The first was the guarantee which Konrad Mizzi as Energy Minister signed with Azeri gas supplier SOCAR for the State to cover any debts left by Electrogas. 

This guarantee was only revealed by the media in September 2022, and Camilleri said that he got to know about it when it was published in the public domain.

He said that the Finance Ministry is not referred to in the granting of such guarantees as they do not fall under its remit.

Camilleri was also asked about an agreement for Enemalta to pay some €40 million in excise duty instead of Electrogas. 

Camilleri confirmed that while on paper Electrogas paid the excise duty itself, this was then reimbursed by Enemalta – effectively meaning that it was paid for with taxpayer’s money.

He said that the agreement was a commercial one and that what was important for the Finance Minister – then Edward Scicluna – was that the excise duty was paid, which it was.

Camilleri was asked about the work of the Financial Intelligence Analysis Unit (FIAU) – a line of questioning which he took some umbrage at.

He was asked whether Manfred Galdes’ resignation – which was in August 2016 – had anything to do with the power station, to which he replied that he did not know.

Camilleri was further asked whether the ministry had been contacted about a working document on the power station and Konrad Mizzi which concluded that there was suspicion of money laundering and which was passed onto the police by the FIAU.

“I don’t know. Nobody ever contacted me.
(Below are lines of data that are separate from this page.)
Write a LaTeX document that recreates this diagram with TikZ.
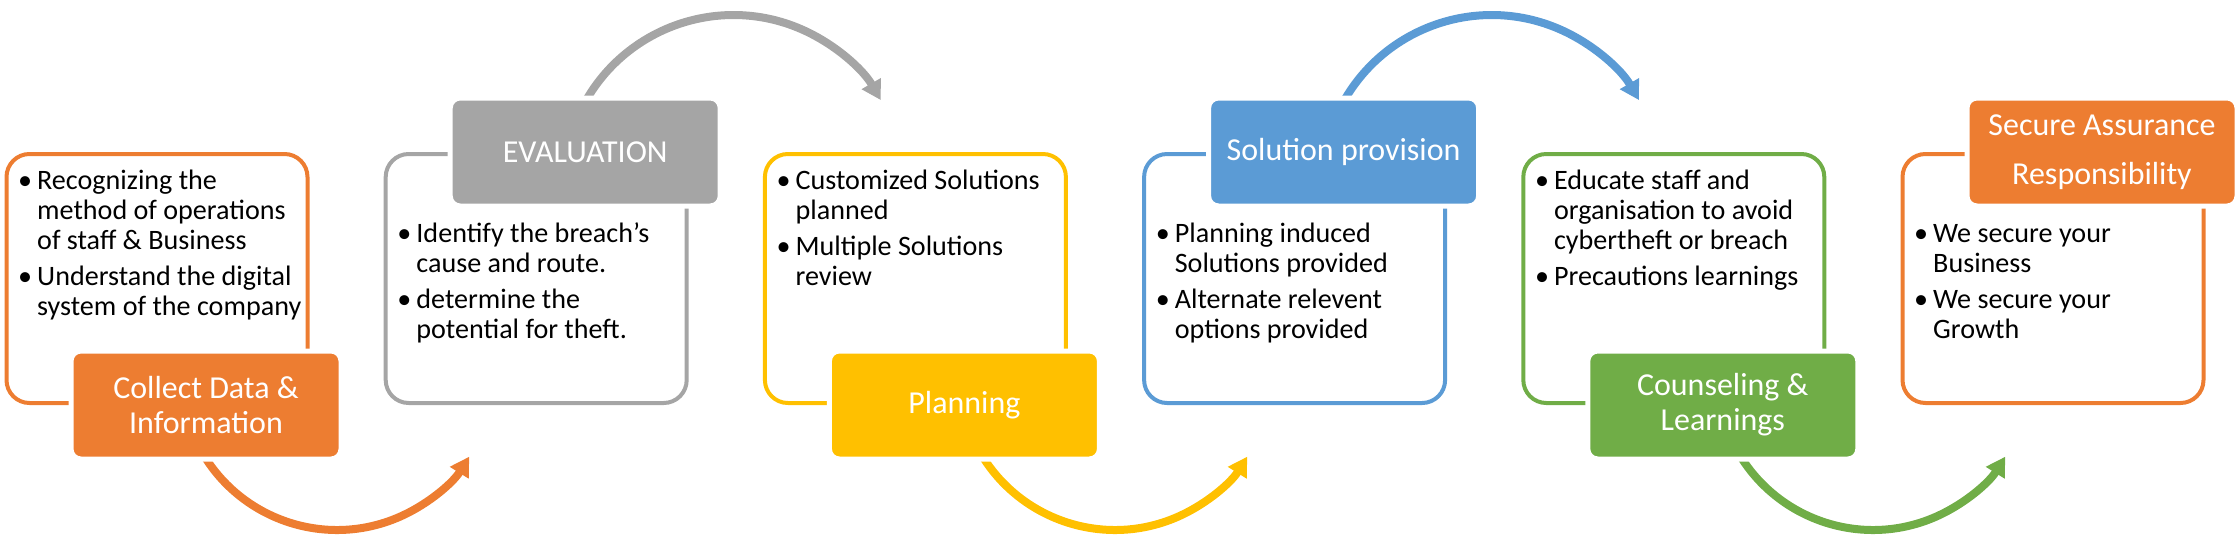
\documentclass[tikz,border=0pt]{standalone}
\usepackage{fontspec}
\setmainfont{Carlito}
\usetikzlibrary{arrows.meta,positioning}
\definecolor{collect}{RGB}{237,125,49}
\definecolor{evaluate}{RGB}{165,165,165}
\definecolor{planning}{RGB}{255,192,0}
\definecolor{provision}{RGB}{91,155,213}
\definecolor{counsel}{RGB}{112,173,71}
\definecolor{assure}{RGB}{237,125,49}
\newenvironment{points}{\begin{list}{\textbullet}{%
  \setlength{\leftmargin}{0.19cm}\setlength{\labelwidth}{0.19cm}%
  \setlength{\labelsep}{0pt}\setlength{\itemsep}{1.7pt}%
  \setlength{\parsep}{0pt}\setlength{\topsep}{0pt}\setlength{\partopsep}{0pt}%
  \def\makelabel##1{\strut##1\hfil}}}{\end{list}}
\newcommand{\bullets}[1]{\parbox[t]{2.95cm}{\raggedright\begin{points}#1\end{points}}}

\begin{document}
\begin{tikzpicture}[
  card/.style={draw=#1, line width=0.04cm, rounded corners=0.23cm, minimum width=3.01cm, minimum height=2.49cm},
  head/.style={fill=#1, draw=white, line width=0.05cm, rounded corners=0.1cm, minimum width=2.70cm, minimum height=1.08cm, text=white, align=center, font=\fontsize{9.1}{9.96}\selectfont},
  body/.style={anchor=north west, inner sep=0pt, font=\fontsize{8.0}{8.54}\selectfont},
  flow/.style={draw=#1, line width=0.08cm, -{Triangle[length=0.19cm, width=0.21cm]}},
]
\useasboundingbox (0,0) rectangle (22.4,5.45);

% Cards
\node[card=collect] (b1) at (1.57,2.665) {};
\node[card=evaluate] (b2) at (5.362,2.665) {};
\node[card=planning] (b3) at (9.154,2.665) {};
\node[card=provision] (b4) at (12.946,2.665) {};
\node[card=counsel] (b5) at (16.738,2.665) {};
\node[card=assure] (b6) at (20.53,2.665) {};

% Arc start points (hidden under the heads)
\coordinate (s1) at (1.956,1.051);
\coordinate (s2) at (5.794,4.318);
\coordinate (s3) at (9.736,1.051);
\coordinate (s4) at (13.376,4.318);
\coordinate (s5) at (17.316,1.051);

% Arrows
\draw[flow=collect] (s1) arc[start angle=-155, end angle=-32, radius=1.56];
\draw[flow=evaluate] (s2) arc[start angle=155, end angle=30, radius=1.70];
\draw[flow=planning] (s3) arc[start angle=-155, end angle=-32, radius=1.56];
\draw[flow=provision] (s4) arc[start angle=155, end angle=30, radius=1.70];
\draw[flow=counsel] (s5) arc[start angle=-155, end angle=-32, radius=1.56];

% Heads
\node[head=collect] (l1) at ([xshift=0.49cm]b1.south) {Collect Data \&\\Information};
\node[head=evaluate] (l2) at ([xshift=0.49cm]b2.north) {EVALUATION};
\node[head=planning] (l3) at ([xshift=0.49cm]b3.south) {Planning};
\node[head=provision] (l4) at ([xshift=0.49cm]b4.north) {Solution provision};
\node[head=counsel] (l5) at ([xshift=0.49cm]b5.south) {Counseling \&\\Learnings};
\node[head=assure, font=\fontsize{9.1}{13.9}\selectfont] (l6) at ([xshift=0.49cm]b6.north) {Secure Assurance\\Responsibility};

% Bullet text
\node[body, below right=0.16cm and 0.13cm of b1.north west] (t1) {\bullets{%
  \item Recognizing the\newline method of operations\newline of staff \& Business
  \item Understand the digital\newline system of the company}};
\node[body, below right=0.69cm and 0.13cm of b2.north west] (t2) {\bullets{%
  \item Identify the breach's\newline cause and route.
  \item determine the\newline potential for theft.}};
\node[body, below right=0.16cm and 0.13cm of b3.north west] (t3) {\bullets{%
  \item Customized Solutions\newline planned
  \item Multiple Solutions\newline review}};
\node[body, below right=0.69cm and 0.13cm of b4.north west] (t4) {\bullets{%
  \item Planning induced\newline Solutions provided
  \item Alternate relevent\newline options provided}};
\node[body, below right=0.16cm and 0.13cm of b5.north west] (t5) {\bullets{%
  \item Educate staff and\newline organisation to avoid\newline cybertheft or breach
  \item Precautions learnings}};
\node[body, below right=0.69cm and 0.13cm of b6.north west] (t6) {\bullets{%
  \item We secure your\newline Business
  \item We secure your\newline Growth}};
\end{tikzpicture}
\end{document}
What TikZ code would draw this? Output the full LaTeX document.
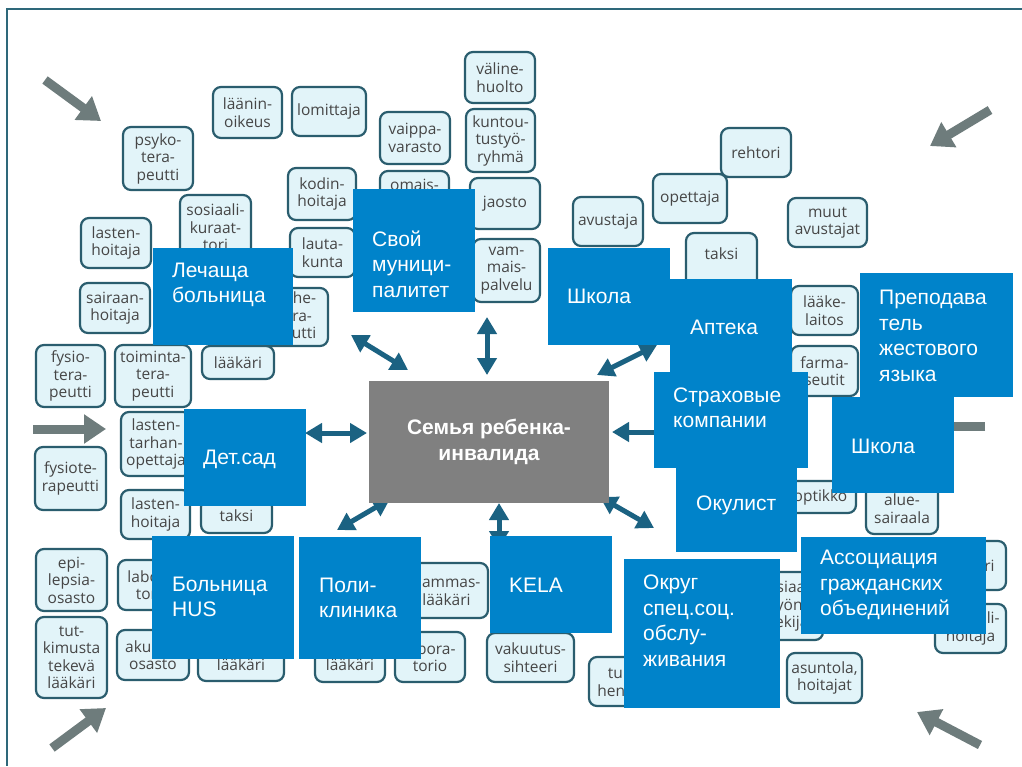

I don’t know of anyone else.  You are wasting your time asking these questions to me.  You know the law… these things cannot be done.  Had it happened, someone would have incriminated themselves,” an annoyed Camilleri snapped back.

Concluding, Carabott asked whether different steps would have been taken if the Finance Ministry was consulted more in the project, but Camilleri replied that it is not the ministry’s remit to delve into how such projects are administered, “otherwise the Finance Ministry would be leading the whole government.”

“The moment you intervene in a commercial relationship, whether you like it or not, it becomes your responsibility,” he said.

The Public Accounts Committee will meet again on 29 August, where former Prime Minister Joseph Muscat is expected to be summoned back as a witness.